基于docker安装flink

文章目录

  • 环境准备
    • Flink
      • docker-compose方式
      • 二进制部署
    • Kafka
    • Mysql
  • Flink 执行 SQL命令
    • 进入SQL客户端CLI
    • 执行SQL查询
      • 表格模式
      • 变更日志模式
      • Tableau模式
      • 窗口计算
    • 窗口计算
      • 滚动窗口demo
      • 滑动窗口
  • 踩坑

环境准备

docker-compose方式

yml 复制代码
version: "3"
services:
  jobmanager:
    image: flink:latest
    expose:
      - "6123"
    ports:
      - "8081:8081"
    command: jobmanager
    environment:
      - JOB_MANAGER_RPC_ADDRESS=jobmanager

  taskmanager:
    image: flink:latest
    expose:
      - "6121"
      - "6122"
    depends_on:
      - jobmanager
    command: taskmanager
    links:
      - "jobmanager:jobmanager"
    environment:
      - JOB_MANAGER_RPC_ADDRESS=jobmanager

前端访问地址: http://192.168.56.112:8081/#/overview

二进制部署

wget https://archive.apache.org/dist/flink/flink-1.13.3/flink-1.13.3-bin-scala_2.11.tgz

vim conf/flink-conf.yaml

jobmanager.rpc.address: 192.168.56.112 # 修改为本机ip

./bin/start-cluster.sh

Kafka

yml 复制代码
version: '2'
services:
  zookeeper:
    image: wurstmeister/zookeeper   ## 镜像
    ports:
      - "2181:2181"                 ## 对外暴露的端口号
  kafka:
    image: wurstmeister/kafka       ## 镜像
    volumes:
        - /etc/localtime:/etc/localtime ## 挂载位置(kafka镜像和宿主机器之间时间保持一直)
    ports:
      - "9092:9092"
    environment:
      KAFKA_ADVERTISED_HOST_NAME: 192.168.56.112    ## 修改:宿主机IP
      KAFKA_ZOOKEEPER_CONNECT: 192.168.56.112:2181       ## 卡夫卡运行是基于zookeeper的
  kafka-manager:
    image: sheepkiller/kafka-manager                ## 镜像:开源的web管理kafka集群的界面
    environment:
        ZK_HOSTS:                    ## 修改:宿主机IP
    ports:
      - "9000:9000"

Mysql

sh 复制代码
docker run -d -p3306:3306 --name=mysql57 -e MYSQL_ROOT_PASSWORD=111111 mysql:5.7

进入SQL客户端CLI

sh 复制代码
docker exec  -it flink_jobmanager_1  /bin/bash

./bin/sql-client.sh

执行SQL查询

sh 复制代码
SELECT 'Hello World';

表格模式

表格模式(table mode)在内存中物化结果,并将结果用规则的分页表格的形式可视化展示出来。
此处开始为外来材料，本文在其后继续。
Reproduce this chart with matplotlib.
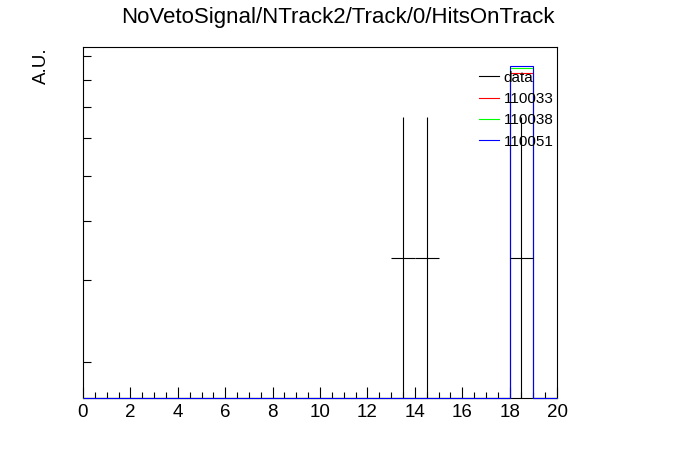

执行如下命令启用:

sh 复制代码
SET sql-client.execution.result-mode = table;

可以使用如下查询语句查看不同模式的的运行结果:

sql 复制代码
SELECT name, COUNT(*) AS cnt FROM (VALUES ('Bob'), ('Alice'), ('Greg'), ('Bob')) AS NameTable(name) GROUP BY name;

变更日志模式

变更日志模式(changelog mode)不会物化结果。可视化展示由插入(+)和撤销(-)组成的持续查询结果流。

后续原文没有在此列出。